Hours Essentially a 40-hour week, "not because you have to, more because you want to. With a lot of research you take it to the end. There's not a deadline but you're expected to say when you're done."
Work-life balance Mastrodomenico commutes from Swindon, an hour or so away by train. "People work to fit their lifestyle here, not the other way round. It's quite easy to work from home, but I think on research-type projects it's better to work with the people most of the time."
Best thing "It's all pretty good. You're doing statistics in a sports environment ? for a lot of people it's a dream job, basically. In terms of statistics you're the prettiest girl at the ball."

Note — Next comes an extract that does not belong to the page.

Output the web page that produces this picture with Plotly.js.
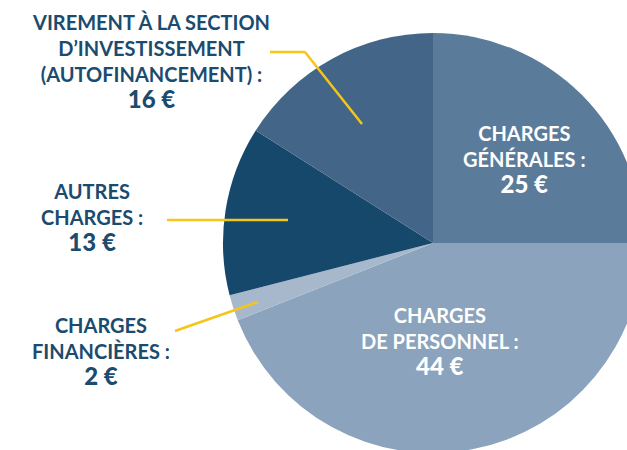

Worst thing "There's nothing that bad. Personally, it's the commute. There's frustration, sometimes, when you're working on something new and don't know where you're going, but that's typical research frustration."
Overtime
The biggest myth about Rob's job 'is that we're all degenerate gamblers, when in fact we don't bet at all. We're privy to some very sensitive commercial information and we don't want to blur the lines. So we steer clear.' For lunch Rob has 'soup, Monday to Thursday. Pretty boring. On Friday I'll treat myself to a sandwich.' Rob plays guitar in an indie rock band. They used to play a lot of gigs, but at 30, he feels his ambitions of being a rock star might be on the wane. Rob's favourite band is "the Foo Fighters. Or of all-time, the Beatles".